A portion of billionaire capital funds technological innovation, infrastructure projects, space exploration, AI development, and energy transitions.

Taxes and Public Budgets

Capital gains and corporate taxes feed public budgets (albeit tax planning often reduces effective rates for individuals).

Consumption and Lifestyle

Although a tiny share of their overall wealth, spending on luxury goods supports jobs and markets in those sectors.

The paradox is that most wealth is not cash—it’s claims on future profits, represented as equity and debt instruments that express expectations of future earnings or utility.


The World With So Much Wealth Concentration

Extreme wealth concentration — not just Musk, but the combined fortunes of tech leaders and financiers — raises macroeconomic and social questions:

 1. Inequality and purchasing power disparities

 2. Influence over policy and media

 3. Impact on investment priorities (e.g., defense, AI, climate)

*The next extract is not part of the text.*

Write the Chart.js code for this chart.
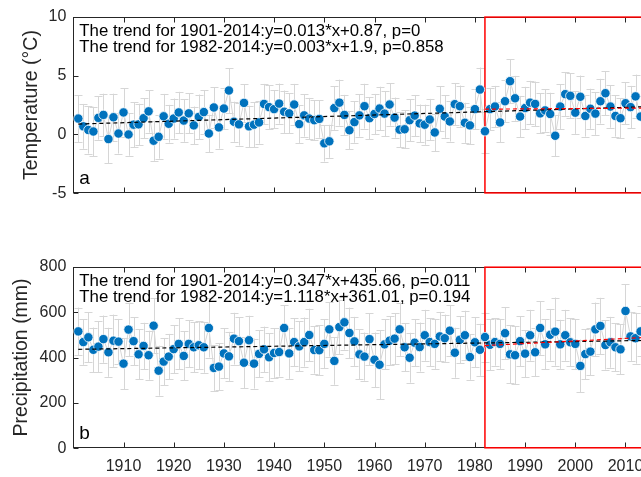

 4. Potential for systemic fragility if markets correct sharply

The ongoing debate isn’t just about how rich people are, but what concentrated ownership means for society, opportunity, and economic dynamism.


Conclusion — Net Worth Is a Snapshot, Not a Wallet

In financial terms, net worth is a useful but imperfect measure of economic stature. For most people, it’s a personal finance metric telling them how much they’re worth after debts. For the ultra-wealthy, it’s a paper representation driven by market valuations, not cash balances. Musk’s trajectory toward trillionnaire headlines underscores just how powerful and speculative modern valuations have become, but it doesn’t mean someone literally holds a trillion dollars to spend.

In the grand scheme, net worth reflects how markets value future profit streams, innovation, and ownership claims — and it offers a window into wealth concentration, economic growth, and financial systems that define our era.